In comes geolocation

Today, most communication methods are within reach of more than one receiver – cellular phones pick the strongest of the radio towers they can access, computers can connect to several Wi-Fi hotspots. These features are useful for both the customer and the network providers, as well as law enforcement. For example, a cell phone user can get faster locations for their phones, which aids in navigation without GPS, while law enforcement can locate citizens in distress upon call. Geolocation is also used to track protected wildlife and for search and rescue missions, when hikers use emergency beacons.

In the intelligence field, an Electronic Intelligence (ELINT) sensor such as an aircraft can also track stand-alone devices, such as a walkie-talkie, over a relatively large area. By fusing many ELINT sensors together, a much larger area can be covered while including many different entities gathered from many sensors.

Usually, a SIGINT analyst will regularly inspect tens of thousands of entities every shift. As sensor fusion becomes more commonplace, more and more entities and data is displayed, and analysts are often bombarded with more data than they can handle. By narrowing down the number of entities displayed to dozens instead of thousands by filtering according to locations and other parameters, intelligence analysts can gain a clearer image of the battlefield, resulting in a better analysis provided to decision makers and commanders, supporting better decisions.


 

Abundance of data

As more and more sensors and transmitters are found in the wild, the amount of data increases at blazing speeds. It is no longer feasible to display all data points on a map, as it was acceptable in the past decade.

Instead of storing big-data quantities, many intelligence communities now store all data.

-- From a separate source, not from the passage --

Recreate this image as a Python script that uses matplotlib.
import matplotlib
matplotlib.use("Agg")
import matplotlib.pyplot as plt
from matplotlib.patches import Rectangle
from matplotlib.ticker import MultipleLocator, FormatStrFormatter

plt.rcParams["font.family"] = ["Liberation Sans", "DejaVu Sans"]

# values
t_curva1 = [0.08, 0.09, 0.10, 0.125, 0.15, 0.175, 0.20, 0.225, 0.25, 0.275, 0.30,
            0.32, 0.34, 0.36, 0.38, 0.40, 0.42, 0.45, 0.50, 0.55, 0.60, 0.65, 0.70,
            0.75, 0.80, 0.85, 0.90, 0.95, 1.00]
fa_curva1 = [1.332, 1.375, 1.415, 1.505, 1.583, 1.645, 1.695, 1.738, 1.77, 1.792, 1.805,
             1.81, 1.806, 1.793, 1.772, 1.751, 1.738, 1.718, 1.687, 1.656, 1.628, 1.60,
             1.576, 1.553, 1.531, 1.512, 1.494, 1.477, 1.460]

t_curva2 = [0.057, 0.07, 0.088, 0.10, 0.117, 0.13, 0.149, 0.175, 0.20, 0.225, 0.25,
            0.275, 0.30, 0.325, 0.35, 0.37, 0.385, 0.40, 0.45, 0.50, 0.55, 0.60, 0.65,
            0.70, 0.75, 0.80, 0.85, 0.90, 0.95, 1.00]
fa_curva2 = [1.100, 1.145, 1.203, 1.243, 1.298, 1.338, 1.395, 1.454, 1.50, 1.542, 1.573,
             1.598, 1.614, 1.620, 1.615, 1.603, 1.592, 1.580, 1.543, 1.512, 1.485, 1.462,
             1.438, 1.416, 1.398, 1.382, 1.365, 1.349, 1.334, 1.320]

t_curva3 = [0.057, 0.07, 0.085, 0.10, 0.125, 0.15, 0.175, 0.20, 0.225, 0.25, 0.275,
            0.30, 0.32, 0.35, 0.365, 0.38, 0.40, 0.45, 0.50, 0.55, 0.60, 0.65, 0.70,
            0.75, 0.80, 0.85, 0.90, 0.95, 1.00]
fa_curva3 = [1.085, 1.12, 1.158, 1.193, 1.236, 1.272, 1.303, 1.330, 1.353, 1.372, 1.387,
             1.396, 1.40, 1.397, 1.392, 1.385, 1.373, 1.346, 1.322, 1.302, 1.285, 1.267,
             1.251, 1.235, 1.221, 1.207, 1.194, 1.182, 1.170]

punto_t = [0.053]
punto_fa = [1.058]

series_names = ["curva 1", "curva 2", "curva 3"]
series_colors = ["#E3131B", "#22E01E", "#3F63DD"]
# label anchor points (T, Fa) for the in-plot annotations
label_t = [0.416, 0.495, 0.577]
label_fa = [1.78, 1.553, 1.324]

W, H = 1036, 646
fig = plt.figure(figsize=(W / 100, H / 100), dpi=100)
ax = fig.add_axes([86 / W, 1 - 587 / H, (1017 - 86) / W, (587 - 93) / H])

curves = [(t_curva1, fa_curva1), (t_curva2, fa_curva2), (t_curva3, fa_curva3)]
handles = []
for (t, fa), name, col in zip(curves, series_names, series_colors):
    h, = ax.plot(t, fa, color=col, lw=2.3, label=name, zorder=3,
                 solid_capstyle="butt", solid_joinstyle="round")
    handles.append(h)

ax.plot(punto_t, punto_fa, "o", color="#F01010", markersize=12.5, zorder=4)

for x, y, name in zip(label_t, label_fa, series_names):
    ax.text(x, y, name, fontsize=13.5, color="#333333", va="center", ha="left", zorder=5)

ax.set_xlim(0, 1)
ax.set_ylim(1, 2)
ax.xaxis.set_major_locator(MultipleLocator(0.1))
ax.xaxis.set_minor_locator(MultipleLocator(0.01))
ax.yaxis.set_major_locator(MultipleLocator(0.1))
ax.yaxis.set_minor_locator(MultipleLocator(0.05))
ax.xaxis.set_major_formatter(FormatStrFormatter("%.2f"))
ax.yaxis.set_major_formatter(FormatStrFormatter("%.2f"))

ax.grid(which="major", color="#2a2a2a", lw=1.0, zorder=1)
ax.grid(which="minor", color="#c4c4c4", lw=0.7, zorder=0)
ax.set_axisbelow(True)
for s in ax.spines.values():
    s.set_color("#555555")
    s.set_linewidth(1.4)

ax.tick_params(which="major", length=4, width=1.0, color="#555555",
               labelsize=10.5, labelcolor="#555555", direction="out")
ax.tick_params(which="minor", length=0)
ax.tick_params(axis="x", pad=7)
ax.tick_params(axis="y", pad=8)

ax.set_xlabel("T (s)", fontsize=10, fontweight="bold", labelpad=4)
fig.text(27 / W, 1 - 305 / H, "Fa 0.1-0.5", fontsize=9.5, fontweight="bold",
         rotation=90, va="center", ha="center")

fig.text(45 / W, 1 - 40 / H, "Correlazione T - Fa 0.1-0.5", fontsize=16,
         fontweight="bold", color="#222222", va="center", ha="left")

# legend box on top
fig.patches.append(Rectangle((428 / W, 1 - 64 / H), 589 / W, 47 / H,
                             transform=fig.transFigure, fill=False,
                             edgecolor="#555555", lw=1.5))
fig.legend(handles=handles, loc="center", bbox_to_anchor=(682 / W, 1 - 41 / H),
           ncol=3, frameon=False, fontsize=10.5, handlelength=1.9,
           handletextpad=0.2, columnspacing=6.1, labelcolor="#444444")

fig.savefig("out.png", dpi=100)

Therefore, today’s intelligence analyst needs the ability to filter available data with an easy to change set of rules to avoid information overload.

 (IDC, 2012)

Many contemporary solutions use universal RDBMSs like PostgreSQL or Microsoft SQL Server, due to their abundance of geospatial methods and plugins. However, as more and more data feeds into these systems, the clearer it becomes that these weren’t designed to handle geospatial analytic workloads. When you need real time insights for mission critical queries, you simply can’t afford to wait half an hour for an answer.

Today, new database engines specifically designed with geospatial processing in mind have started appearing. The most interesting are SQream DB by SQream Technologies and GPUdb by GIS Federal. While regular RDBMSs can give back results for geospatial queries, their scaling is problematic. Because both SQream DB and GPUdb use the supercomputer power of the GPU in order to calculate the complex geospatial functions, they are able to answer analyst’s questions must faster.

However, contrary to GPUdb which was designed almost exclusively for in-memory processing of geospatial queries, SQream DB was designed for all types of structured or semi-structured data. In fact, the geospatial methods were built alongside the fully featured SQL engine – meaning you can plug SQream DB in alongside or instead of your current database instance, and instantly handle complex queries involving locations. An easy-to-use SQL interface that enables ad-hoc querying and filtering of data, in all dimensions –

  • Spatial – Find entities inside/outside an arbitrary polygon
  • Temporal – Find entities in a specific time frame
  • Metadata attributes – Find entities that have or don’t have specific features

Spatial filtering by polygon

By enabling rapid, multi-dimensional filtering, the analyst can narrow down the amount of objects on screen, focus on the necessary information, simplify the decision-making, and ultimately produce a higher quality intelligence analysis.

Additionally, SQream DB can easily handle hundreds of thousands of entities entering the database every second, from multiple sensors and data sources. With a small footprint, SQream DB can be run on a standard blade server or even on a laptop.